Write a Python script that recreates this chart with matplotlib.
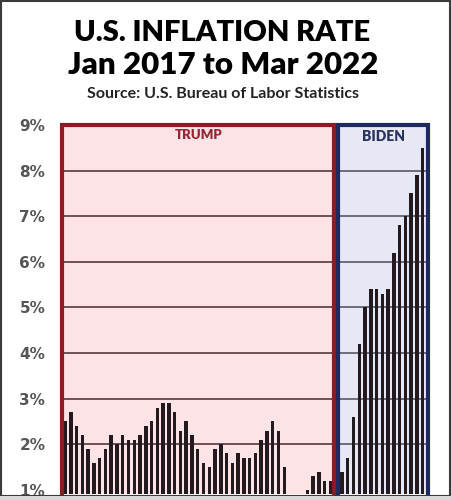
import matplotlib.pyplot as plt
from matplotlib.patches import Rectangle

# CPI-U, 12-month change (%), Jan 2017 .. Mar 2022
cpi_2017 = [2.5, 2.7, 2.4, 2.2, 1.9, 1.6, 1.7, 1.9, 2.2, 2.0, 2.2, 2.1]
cpi_2018 = [2.1, 2.2, 2.4, 2.5, 2.8, 2.9, 2.9, 2.7, 2.3, 2.5, 2.2, 1.9]
cpi_2019 = [1.6, 1.5, 1.9, 2.0, 1.8, 1.6, 1.8, 1.7, 1.7, 1.8, 2.1, 2.3]
cpi_2020 = [2.5, 2.3, 1.5, 0.3, 0.1, 0.6, 1.0, 1.3, 1.4, 1.2, 1.2, 1.4]
cpi_2021 = [1.4, 1.7, 2.6, 4.2, 5.0, 5.4, 5.4, 5.3, 5.4, 6.2, 6.8, 7.0]
cpi_2022 = [7.5, 7.9, 8.5]
rates = cpi_2017 + cpi_2018 + cpi_2019 + cpi_2020 + cpi_2021 + cpi_2022

y_ticks = [1, 2, 3, 4, 5, 6, 7, 8, 9]
y_labels = ['1%', '2%', '3%', '4%', '5%', '6%', '7%', '8%', '9%']

title_1 = 'U.S. INFLATION RATE'
title_2 = 'Jan 2017 to Mar 2022'
source = 'Source: U.S. Bureau of Labor Statistics'

fig = plt.figure(figsize=(4.52, 5.0), dpi=100)
fig.patch.set_facecolor('white')
ax = fig.add_axes([62 / 452, 6 / 500, 369 / 452, 369 / 500])

# shaded term boxes
trump_l, trump_r = -0.45, 46.6
biden_l, biden_r = 47.3, 62.95
ymin, ymax = 0.91, 9.0
ax.axvspan(trump_l, trump_r, color='#fde2e6', zorder=0)
ax.axvspan(biden_l, biden_r, color='#e7e8f6', zorder=0)

for v in y_ticks[1:-1]:
    ax.plot([trump_l, trump_r], [v, v], color='#6e4f56', lw=1.4, zorder=1)
    ax.plot([biden_l, biden_r], [v, v], color='#6c6c7c', lw=1.4, zorder=1)

x = list(range(len(rates)))
ax.bar(x, rates, width=0.6, color='#231a20', zorder=2)

# box borders
red = '#8a1c26'
navy = '#1e2a5c'
ax.plot([trump_l, trump_l, trump_r, trump_r], [ymin, ymax, ymax, ymin],
        color=red, lw=3.0, zorder=3, clip_on=False, solid_joinstyle='miter')
ax.plot([biden_l, biden_l, biden_r, biden_r], [ymin, ymax, ymax, ymin],
        color=navy, lw=3.0, zorder=3, clip_on=False, solid_joinstyle='miter')

ax.text((trump_l + trump_r) / 2, 8.78, 'TRUMP', color='#962534', fontsize=9.5,
        fontweight='heavy', ha='center', va='center', zorder=4, family='Lato')
ax.text((biden_l + biden_r) / 2, 8.75, 'BIDEN', color='#28335e', fontsize=10,
        fontweight='heavy', ha='center', va='center', zorder=4, family='Lato')

ax.set_xlim(-0.52, 63.43)
ax.set_ylim(ymin, ymax)
ax.set_xticks([])
ax.set_yticks(y_ticks)
ax.set_yticklabels(y_labels, fontsize=11, fontweight='bold', color='#555555')
ax.tick_params(axis='y', length=0, pad=12)
for s in ax.spines.values():
    s.set_visible(False)

fig.text(0.492, 1 - 33 / 500, title_1, fontsize=21, fontweight='heavy',
         ha='center', va='center', family='Lato')
fig.text(0.494, 1 - 65 / 500, title_2, fontsize=22.5, fontweight='heavy',
         ha='center', va='center', family='Lato')
fig.text(0.494, 1 - 94 / 500, source, fontsize=11.5, fontweight='bold',
         ha='center', va='center', color='#222222', family='Lato')

# picture frame
fig.patches.append(Rectangle((0.002, 0.008), 0.994, 0.99, transform=fig.transFigure,
                             fill=False, edgecolor='#3a3a3a', lw=1.5))
fig.patches.append(Rectangle((0.0, 0.0), 1.0, 0.008, transform=fig.transFigure,
                             color='#d9d9d9', lw=0))

fig.savefig('out.png', dpi=100)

- - -

In the material above, show every line where the word "matplotlib" turns up.

Write a Python script that recreates this chart with matplotlib.
import matplotlib.pyplot as plt
from matplotlib.patches import Rectangle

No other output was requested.